Biomass gasification

At first biomass gasification was primarily envisioned for heat and power production. Nowadays, the production of liquid fuels and chemicals via synthesis gas is also regarded as an interesting route. The developments in the coal and oil industry have led to three archetype (biomass) gasifiers, viz.: fixed bed, fluid bed and entrained flow. From extensions of these archetypes and combinations of them, several derived systems were developed such as slagging fixed beds, circulating fluid beds, twin reactors (indirect gasifiers), etc.1 Gasifiers operated below 900°C (low-temperature gasifiers) generate so-called fuel gas including tars. Tars are the Achilles heel of this technology; these poly-cyclic components cause, among other problems, fouling (condensation) in downstream units.9

Operation above 1300°C (high-temperature gasifiers) results in synthesis gas. Intermediate gasification temperatures of 900-1300°C are unfavorable because the ashes in the feed become partly molten/partly solid — a situation that is almost impossible to handle in a reactor. Both fuel gas and synthesis gas need cleaning (removal of e. g. S, Cl, and alkalis) before entering a catalytic downstream conversion step. Biomass gasification is basically the same technology as coal and oil gasification, except gasification (reforming) processes for very wet feeds which are developed especially for biomass. Differences are: (i) the oxygen content of biomass, (ii) the differences in ash (mineral) composition and amount, and (iii) the reactivity.
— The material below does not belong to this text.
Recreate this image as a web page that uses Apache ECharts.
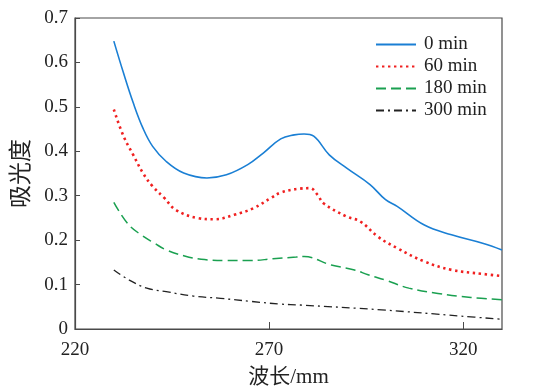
<!DOCTYPE html>
<html><head><meta charset="utf-8">
<script src="https://cdn.jsdelivr.net/npm/echarts@6/dist/echarts.min.js"></script>
<style>html,body{margin:0;padding:0;background:#fff}#c{width:539px;height:391px}</style>
</head><body><div id="c"></div>
<script>
// Data
const seriesNames = ['0 min', '60 min', '180 min', '300 min'];

const wl0 = [230, 232.5, 235, 237.5, 240, 243.5, 248, 254, 259, 264.5, 268.5, 273, 276.5, 279, 281.5, 285.5, 290, 296, 300, 303, 310, 317, 325, 330];
const abs0 = [0.648, 0.576, 0.509, 0.452, 0.411, 0.377, 0.351, 0.340, 0.347, 0.370, 0.396, 0.428, 0.437, 0.439, 0.434, 0.392, 0.362, 0.325, 0.291, 0.276, 0.234, 0.212, 0.193, 0.178];

const wl60 = [230, 232.5, 235, 237.5, 240, 243, 246, 251.5, 256, 261, 266, 270.5, 273, 278, 280.5, 282.5, 284, 290, 293.5, 298, 303, 310, 317, 325, 330];
const abs60 = [0.494, 0.434, 0.392, 0.351, 0.321, 0.295, 0.268, 0.250, 0.247, 0.257, 0.272, 0.295, 0.307, 0.316, 0.317, 0.302, 0.283, 0.253, 0.242, 0.208, 0.182, 0.152, 0.133, 0.124, 0.119];

const wl180 = [230, 233.5, 237, 240.5, 243.5, 248, 252.5, 259, 265, 271, 277, 279, 286, 292, 295.5, 300, 306, 313.5, 322, 330];
const abs180 = [0.285, 0.238, 0.212, 0.193, 0.178, 0.165, 0.157, 0.154, 0.154, 0.158, 0.162, 0.163, 0.144, 0.133, 0.122, 0.110, 0.092, 0.080, 0.071, 0.066];

const wl300 = [230, 234, 238.5, 243.5, 250.5, 257.5, 265.5, 273, 278, 299, 319.5, 330];
const abs300 = [0.133, 0.110, 0.092, 0.084, 0.074, 0.069, 0.062, 0.056, 0.054, 0.043, 0.029, 0.022];

const xTickLabels = [220, 270, 320];
const yTickLabels = [0, 0.1, 0.2, 0.3, 0.4, 0.5, 0.6, 0.7];

function pairs(xs, ys) { return xs.map((x, i) => [x, ys[i]]); }

const serif = "'Liberation Serif', 'Times New Roman', serif";
const cjk = "'Liberation Serif', 'Noto Sans CJK SC', sans-serif";
const axisCol = '#4a4a4a';

const styles = [
  { color: '#1a7fd4', width: 1.6, type: 'solid' },
  { color: '#f02020', width: 2.6, type: [2.4, 3.6] },
  { color: '#1aa050', width: 1.5, type: [10, 5] },
  { color: '#222222', width: 1.3, type: [8, 4, 2, 4] }
];
const datasets = [pairs(wl0, abs0), pairs(wl60, abs60), pairs(wl180, abs180), pairs(wl300, abs300)];

const chart = echarts.init(document.getElementById('c'), null, { renderer: 'canvas' });
chart.setOption({
  animation: false,
  backgroundColor: '#fff',
  grid: { left: 75, right: 37, top: 18, bottom: 62, show: true, borderColor: axisCol, borderWidth: 1.2,
    containLabel: false, outerBoundsMode: 'none' },
  legend: {
    show: true,
    orient: 'vertical', left: 370, top: 30, itemWidth: 40, itemHeight: 14, itemGap: 3,
    itemStyle: { color: 'rgba(0,0,0,0)', borderWidth: 0, opacity: 0 },
    textStyle: { fontFamily: serif, fontSize: 19, color: '#222', padding: [0, 0, 0, 3] },
    data: seriesNames
  },
  xAxis: {
    type: 'value', min: 220, max: 330, interval: 50,
    name: '波长/mm', nameLocation: 'middle', nameGap: 38,
    nameTextStyle: { fontFamily: cjk, fontSize: 21, color: '#222' },
    axisLine: { show: true, lineStyle: { color: axisCol, width: 1.2 } },
    axisTick: { show: true, inside: true, length: 7, lineStyle: { color: axisCol } },
    axisLabel: { fontFamily: serif, fontSize: 19, color: '#222', margin: 12, showMaxLabel: false,
      formatter: v => (xTickLabels.indexOf(v) >= 0 ? String(v) : '') },
    splitLine: { show: false }
  },
  yAxis: {
    type: 'value', min: 0, max: 0.7, interval: 0.1,
    name: '吸光度', nameLocation: 'middle', nameGap: 37, nameRotate: 90,
    nameTextStyle: { fontFamily: cjk, fontSize: 23, color: '#222' },
    axisLine: { show: true, lineStyle: { color: axisCol, width: 1.2 } },
    axisTick: { show: true, inside: true, length: 5, lineStyle: { color: axisCol } },
    axisLabel: { fontFamily: serif, fontSize: 19, color: '#222', margin: 7,
      formatter: v => { const r = Math.round(v * 10) / 10; return yTickLabels.indexOf(r) >= 0 ? String(r) : ''; } },
    splitLine: { show: false }
  },
  series: seriesNames.map((n, i) => ({
    name: n, type: 'line', data: datasets[i], smooth: 0.4, symbol: 'none',
    lineStyle: { color: styles[i].color, width: styles[i].width, type: styles[i].type },
    itemStyle: { color: styles[i].color },
    z: 5 - i
  }))
});
</script></body></html>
The differences in reactivity become clear when analyzing the main gas-producing step: in coal gasification, gas is produced by the heterogonous reaction of solid carbon with H2O and/or CO2, while for a solid biomass the majority of the gas comes directly from depolymerization/devolatilization reactions of the feedstock. Complete reviews on biomass gasification and the associated problems are those of Beenackers and Van Swaaij,10 Maniatis,11 Knoef,12 and Stassen et al?